However, in the past three years, we have all become overacting Barney kids. When I am on Zoom, I find that I am often moving my arms and head to complement my words. When I speak, I gesture even more than I normally do (and I am a very expressive and physical speaker). I use Zoom backgrounds to communicate as well. Similarly, when I am wearing a mask, I compensate with the rest of my body. I work hard to “smize” and use my eyes to convey my emotions. Again, I find that I am using broad and exaggerated arm and hand gestures. My entire body tries to complement my eyes and communicate more than the semantic definitions of my words but their emotional meaning.
While the pandemic has not turned many of us into over-emoters like those kids on children’s television, it has also given us insight into their motives. I have been placed in this tiny box and all you can see is a piece of me. Half my face is covered and you don’t know if I am being sarcastic, simple, or mean. So I need to supplement my language with large gestures.
Our tone of voice often communicates a layer of meaning that our words alone cannot express. A mask muffles and obscures this. Zoom shrinks this. Thus, we need physical gestures to make sure that the most important meanings, the ones that are more powerful than mere denotation, to make it through these COVID-created barriers.
Has this turned us all into cheerleaders, spelling out each affirmation and encouragement?
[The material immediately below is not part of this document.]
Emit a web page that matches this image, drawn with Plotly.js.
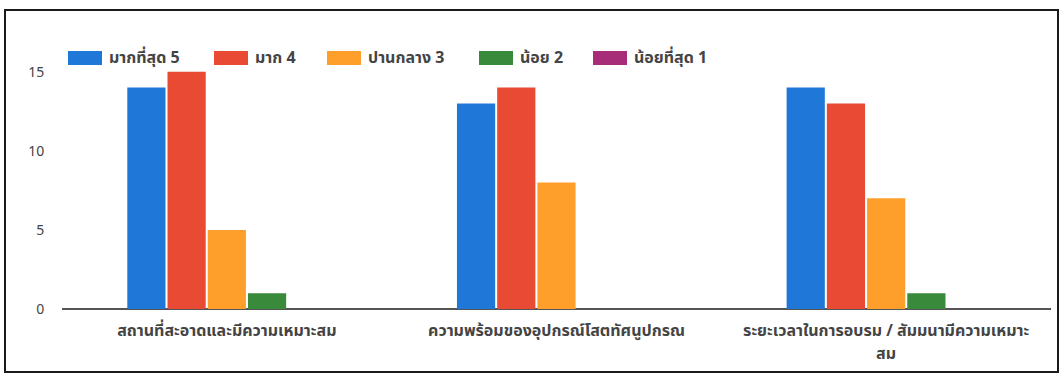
<!DOCTYPE html>
<html>
<head>
<meta charset="utf-8">
<script src="https://cdn.plot.ly/plotly-3.0.1.min.js"></script>
<style>
  html, body { margin: 0; padding: 0; background: #fff; }
  #wrap { position: relative; width: 1061px; height: 378px; overflow: hidden; }
  #chart { position: absolute; left: 0; top: 0; width: 1061px; height: 378px; }
  #frame { position: absolute; left: 4px; top: 9px; width: 1051px; height: 360px;
           border: 2px solid #1a1a1a; pointer-events: none; }
</style>
</head>
<body>
<div id="wrap">
  <div id="chart"></div>
  <div id="frame"></div>
</div>
<script>
// ---- data ----
const categories = [
  "สถานที่สะอาดและมีความเหมาะสม",
  "ความพร้อมของอุปกรณ์โสตทัศนูปกรณ",
  "ระยะเวลาในการอบรม / สัมมนามีความเหมาะสม"
];
// how each category label is wrapped in the reference (first line, remainder)
const labelLines = [
  ["สถานที่สะอาดและมีความเหมาะสม", ""],
  ["ความพร้อมของอุปกรณ์โสตทัศนูปกรณ", ""],
  ["ระยะเวลาในการอบรม / สัมมนามีความเหมาะ", "สม"]
];
const seriesNames = ["มากที่สุด 5", "มาก 4", "ปานกลาง 3", "น้อย 2", "น้อยที่สุด 1"];
const level5 = [14, 13, 14];
const level4 = [15, 14, 13];
const level3 = [5, 8, 7];
const level2 = [1, 0, 1];
const level1 = [0, 0, 0];
const yTicks = [0, 5, 10, 15];

// ---- style ----
const colors = ["#1f78d8", "#e84a33", "#ff9f2b", "#3a8a3c", "#a82d78"];
const FONT = "'Noto Sans Thai', 'Noto Sans', Roboto, 'DejaVu Sans', sans-serif";
const W = 1061, H = 378;
const M = {l: 62, r: 10, t: 67, b: 69};
const seriesValues = [level5, level4, level3, level2, level1];

const traces = seriesNames.map((name, i) => ({
  type: "bar",
  name: name,
  x: categories,
  y: seriesValues[i],
  marker: {color: colors[i]},
  showlegend: false,
  hoverinfo: "x+y+name"
}));

// custom legend (wide swatches like the reference)
const plotW = W - M.l - M.r, plotH = H - M.t - M.b;
const px2x = px => (px - M.l) / plotW;
const py2y = py => 1 + (M.t - py) / plotH;
const legendX = [68, 214, 327, 479, 593];
const swW = 34, swH = 14, legCy = 58;
const shapes = [];
const annotations = [];
seriesNames.forEach((name, i) => {
  shapes.push({
    type: "rect", xref: "paper", yref: "paper",
    x0: px2x(legendX[i]), x1: px2x(legendX[i] + swW),
    y0: py2y(legCy + swH / 2), y1: py2y(legCy - swH / 2),
    fillcolor: colors[i], line: {width: 0}
  });
  annotations.push({
    xref: "paper", yref: "paper",
    x: px2x(legendX[i] + swW + 5), y: py2y(legCy),
    xanchor: "left", yanchor: "middle", showarrow: false,
    text: "<b>" + name + "</b>",
    font: {family: FONT, size: 16, color: "#444"}
  });
});

// second lines of wrapped category labels
labelLines.forEach((lines, i) => {
  if (lines[1]) {
    annotations.push({
      xref: "x", yref: "paper",
      x: categories[i], y: py2y(354),
      xanchor: "center", yanchor: "middle", showarrow: false,
      text: "<b>" + lines[1] + "</b>",
      font: {family: FONT, size: 16, color: "#444"}
    });
  }
});

const layout = {
  width: W, height: H,
  margin: M,
  paper_bgcolor: "#fff", plot_bgcolor: "#fff",
  barmode: "group",
  bargap: 0.39,
  bargroupgap: 0.05,
  showlegend: false,
  font: {family: FONT, color: "#444"},
  xaxis: {
    type: "category",
    showgrid: false, showline: false, zeroline: false,
    ticks: "outside", ticklen: 7, tickcolor: "rgba(0,0,0,0)",
    tickfont: {family: FONT, size: 16, color: "#444"},
    tickangle: 0,
    tickvals: categories,
    ticktext: labelLines.map(l => "<b>" + l[0] + "</b>")
  },
  yaxis: {
    range: [0, 15.3],
    tickvals: yTicks,
    showgrid: false,
    zeroline: true, zerolinecolor: "#555", zerolinewidth: 1.5,
    showline: false,
    ticks: "outside", ticklen: 14, tickcolor: "rgba(0,0,0,0)",
    tickfont: {family: FONT, size: 14, color: "#444"}
  },
  shapes: shapes,
  annotations: annotations
};

Plotly.newPlot("chart", traces, layout, {displayModeBar: false, staticPlot: true});
</script>
</body>
</html>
Not quite. Has this made us more aware of the limits of language and how easy it is to misinterpret and confuse? Certainly!
I’ll bet that most of us aren’t even aware that we are compensating this way. Like players of Charades, we are acting out the words and ideas in order to leap the linguistic, technological, and safety barriers. We want to be understood – really understood – in a way we took for granted just a few years ago.
Bring understood means clearly communicating through not only what we say, but also how we say it. We all know that people can say things that are complementary and positive if we read them, but can be brutal and cruel when spoken in a certain tone of voice. The reverse is also true. Some of us struggle to make sense of this kind of sarcasm. Gestures, facial expressions, and vocal tone are the keys to communicating it.
Communication that is only typed text lacks this context. There is no gesture or voice to a text or email. We add emojis or initialized shortcuts to indicate that we are just kidding (JK), rolling on the floor laughing (ROFL), or shaking our head (SMH). We instinctively know that our written words inadequately communicate important parts of our message and our reader needs help to comprehend all the levels of our meaning.
This is also why we can find emails or text messages so problematic when the sender fails to recognize their tone and context. People take offense at texts that the sender thought were merely informational. Emails make the recipient feel horrible when the sender thought they were just being factual.
How we communicate is at the very least as important as what we communicate –probably it is more important. We cannot help but embed our emotions as we connect with each other, even if it is accidentally.
I do not like wearing a mask. I prefer to share a room IRL (in real life) with people rather than be placed in a Brady Bunch box on the screen. However, over the past three years, COVID has forced us to be more thoughtful about our communication, hone our nonverbal skills, and heightened our awareness of the meanings behind the words: the tone created by the intersection of our words and the physical gestures that accompany them.